Cashing in your annuity – like a riot in a multi storey car park, wrong on so many levels!
In case you have failed to notice its election year. MPs worried about their own, or their colleagues’ ability to keep their parliamentary seats, throw caution to the wind as electioneering gets into full swing.
The story in the Daily Telegraph that Pensions Minister Steve Webb wants pensioners to be able to trade in their pension, heralds the start of the silly season which starts now and will not end until the polls close in May. It’s a great sound bite “I want to see people [elderly voters] trusted with their own money where ever possible” says Steve Webb. There are five million pensioners [voters] in the UK who having taken an annuity when they retired cannot currently cash them in for an upfront lump sum. But is exchanging a mortality linked income stream for a cash lump sum such a good idea for many elderly people?
This policy is unlikely to see the light of day, Steve Webb admits it cannot be done before the election and would require the Lib Dems to be in coalition with one party or the other following the election. It is also not as good an idea as it sounds when you look under the bonnet. Providers of annuities are unlikely to want to take on any great risk in cashing in their policies, so the terms of any cash in are in all probability not going to be good for pensioners.
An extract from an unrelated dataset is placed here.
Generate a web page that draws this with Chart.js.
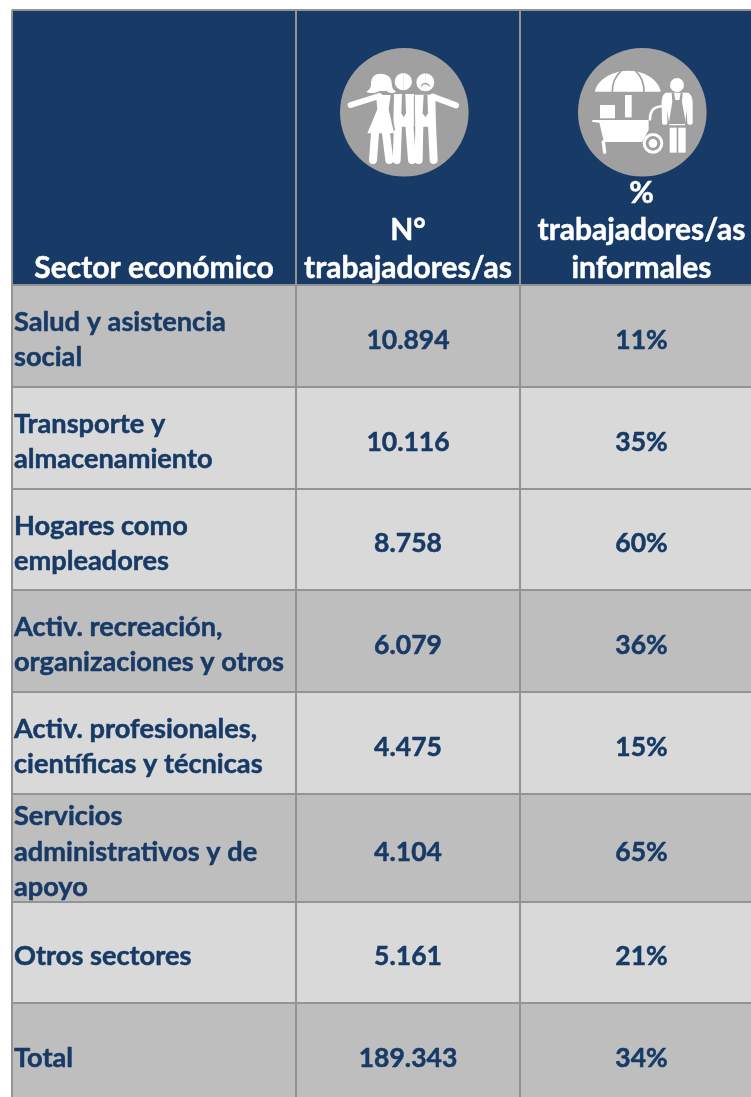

Moreover pensioners have a better idea of their life expectancy than providers, and the unhealthy, or sick, may be more tempted to cash in their pensions. As providers work on averages, this would affect the rates given for cashing in annuities and annuity purchases generally. That’s before stories of relatives pressurising the elderly to cash in their pensions appear in the Sun newspaper. I can also hear the pension scammers, and those advertising dodgy investments in exotic locations, rubbing their hands with glee as opportunity knocks for them to con a few more elderly people out of their life savings.
Allowing pensioners to cash in their pensions also raises the possibility of trustees in bankruptcy being able to force pensioners to cash in their pensions for the benefit of creditors, leaving bankrupt pensioners dependent on the state for benefits.
I am a supporter of the general pension reforms being introduced this April to give those retiring greater flexibility and control over their pension savings. However, where people have already retired and taken an annuity, and now have guaranteed payments for the rest of their lives, I am less convinced that they should be allowed to revisit that decision in some cases decades later, when they may not be as mentally alert as they were at retirement.